# [Given problem]
Make an exact copy of the data below, leaving out every picture.
----- Collected data
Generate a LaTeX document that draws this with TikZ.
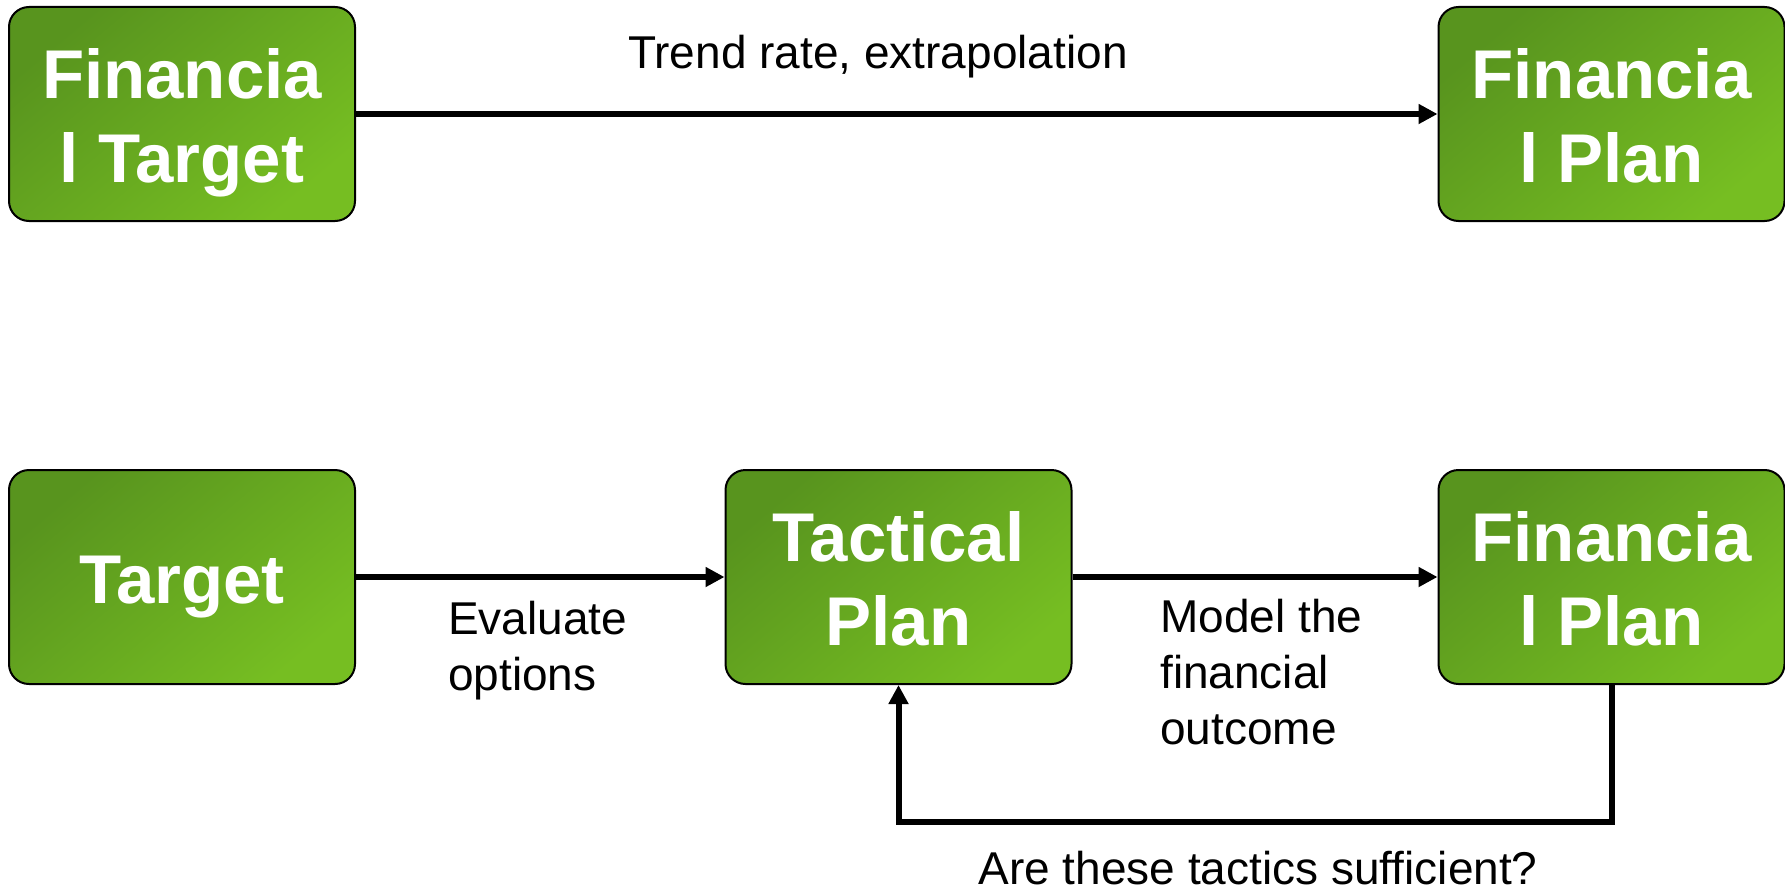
\documentclass[tikz,border=0pt]{standalone}
\usepackage{fontspec}
\setmainfont{Liberation Sans}
\usepackage{tikz}
\usepackage{xcolor}
\usetikzlibrary{arrows.meta, positioning, calc}

\definecolor{gdark}{RGB}{88,148,30}
\definecolor{glight}{RGB}{118,190,34}

\begin{document}
\begin{tikzpicture}[x=1pt, y=1pt,
        box/.style={draw=black, line width=2pt, rounded corners=20pt,
            top color=gdark, bottom color=glight, shading angle=40,
            minimum width=346pt, minimum height=214pt, inner sep=0pt,
            align=center, text=white, font=\fontsize{69}{84}\selectfont\bfseries,
            text height=68pt, text depth=16pt},
        twoline/.style={text height=152pt},
        lbl/.style={inner sep=0pt, align=left, font=\fontsize{46}{56}\selectfont},
        arr/.style={line width=6pt, -{Triangle[length=19pt, width=19pt]}}]
    \useasboundingbox (0,0) rectangle (1785,-891);

    % boxes
    \node[box, twoline] (ftarget) at (182,-114) {Financia\\l Target};
    \node[box, twoline] (fplan1) at (1611.5,-114) {Financia\\l Plan};
    \node[box] (target) at (182,-577) {Target};
    \node[box, twoline] (tactical) at (898.5,-577) {Tactical\\Plan};
    \node[box, twoline] (fplan2) at (1611.5,-577) {Financia\\l Plan};

    % labels (base = last line)
    \node[lbl, anchor=base] (trend) at (878,-68) {Trend rate, extrapolation};
    \node[lbl, anchor=base west] (evaluate) at (448,-690) {Evaluate\\options};
    \node[lbl, anchor=base west] (model) at (1160,-744) {Model the\\financial\\outcome};
    \node[lbl, anchor=base] (sufficient) at (1258,-884) {Are these tactics sufficient?};

    \draw[arr] (ftarget) -- (fplan1);
    \draw[arr] (target) -- (tactical);
    \draw[arr] (tactical) -- (fplan2);
    \draw[arr] (fplan2.south) -- ++(0,-136.5) -| (tactical.south);
\end{tikzpicture}
\end{document}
----------
# [Reply]
Generate a LaTeX document that draws this with TikZ.
\documentclass[tikz,border=0pt]{standalone}
\usepackage{fontspec}
\setmainfont{Liberation Sans}
\usepackage{tikz}
\usepackage{xcolor}
\usetikzlibrary{arrows.meta, positioning, calc}

\definecolor{gdark}{RGB}{88,148,30}
\definecolor{glight}{RGB}{118,190,34}

\begin{document}
\begin{tikzpicture}[x=1pt, y=1pt,
        box/.style={draw=black, line width=2pt, rounded corners=20pt,
            top color=gdark, bottom color=glight, shading angle=40,
            minimum width=346pt, minimum height=214pt, inner sep=0pt,
            align=center, text=white, font=\fontsize{69}{84}\selectfont\bfseries,
            text height=68pt, text depth=16pt},
        twoline/.style={text height=152pt},
        lbl/.style={inner sep=0pt, align=left, font=\fontsize{46}{56}\selectfont},
        arr/.style={line width=6pt, -{Triangle[length=19pt, width=19pt]}}]
    \useasboundingbox (0,0) rectangle (1785,-891);

    % boxes
    \node[box, twoline] (ftarget) at (182,-114) {Financia\\l Target};
    \node[box, twoline] (fplan1) at (1611.5,-114) {Financia\\l Plan};
    \node[box] (target) at (182,-577) {Target};
    \node[box, twoline] (tactical) at (898.5,-577) {Tactical\\Plan};
    \node[box, twoline] (fplan2) at (1611.5,-577) {Financia\\l Plan};

    % labels (base = last line)
    \node[lbl, anchor=base] (trend) at (878,-68) {Trend rate, extrapolation};
    \node[lbl, anchor=base west] (evaluate) at (448,-690) {Evaluate\\options};
    \node[lbl, anchor=base west] (model) at (1160,-744) {Model the\\financial\\outcome};
    \node[lbl, anchor=base] (sufficient) at (1258,-884) {Are these tactics sufficient?};

    \draw[arr] (ftarget) -- (fplan1);
    \draw[arr] (target) -- (tactical);
    \draw[arr] (tactical) -- (fplan2);
    \draw[arr] (fplan2.south) -- ++(0,-136.5) -| (tactical.south);
\end{tikzpicture}
\end{document}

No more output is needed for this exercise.